16 August 2018
On Friday 3 August, 12-year-old football fanatic Damary had the opportunity to visit Crystal Palace FC’s training ground, where he received the support of players and manager Roy Hodgson, who urged supporters to lend their help.
Palace players standing in solidarity with Damary
Best chance of survival
Damary was diagnosed with acute lymphoblastic leukaemia when he was nine, and now doctors have confirmed that his best chance of survival is to find a matching blood stem cell donor. Unfortunately there isn’t a matching donor within Damary’s family and he is now relying on a complete stranger to become his potential lifesaver. However, Damary’s African-Caribbean heritage means the search is even harder because of the lack of black, Asian and minority ethnic people on the register.
Damary in Great Ormond Street Hospital
Finding a lifesaver
Damary and other patients with a minority ethnic background have just a 20% chance of finding the best possible stem cell donor match, compared to 69% for people with northern European backgrounds. Crystal Palace stars have called on as many people as possible to register for Damary and many others like him.
Hodgson said: “It was a pleasure to meet Damary and his family and welcome them to the training ground. Damary is a big football fan and a promising young player and we were all impressed by his bravery and composure at what must be a very difficult time. It would be fantastic if we could help to find a match for Damary that could save his life and I would urge Palace fans to register with DKMS.”
Raheem Sterling lends support
Raheem Sterling has also been instrumental in raising awareness of Damary’s plight.
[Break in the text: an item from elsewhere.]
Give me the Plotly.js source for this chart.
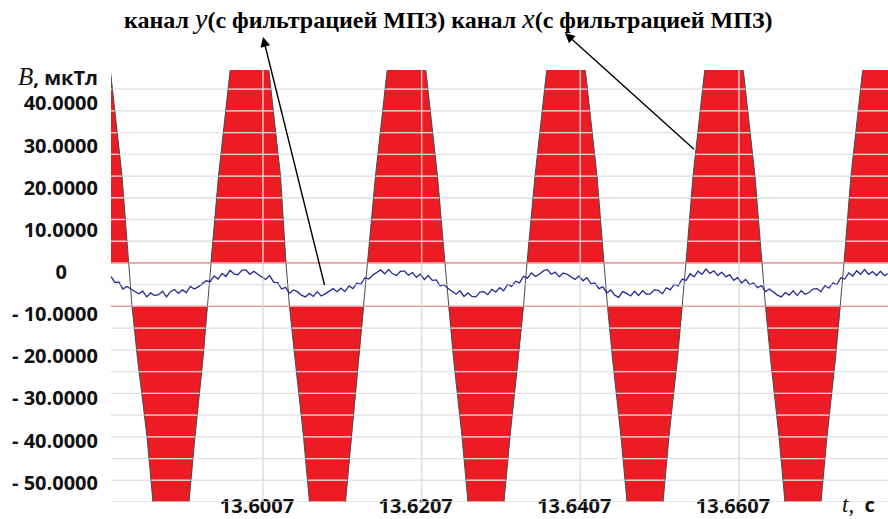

Last month, the Manchester City and England ace took to social media to raise awareness of the young footballer’s urgent need to find a matching blood stem cell donor.
Raheem backs Damary on social media
Damary’s search has gained media interest with the family appearing on ITV National News and Channel Five’s 5 News alongside Lisa Nugent, Head of Donor Recruitment at DKMS and in national and regional print.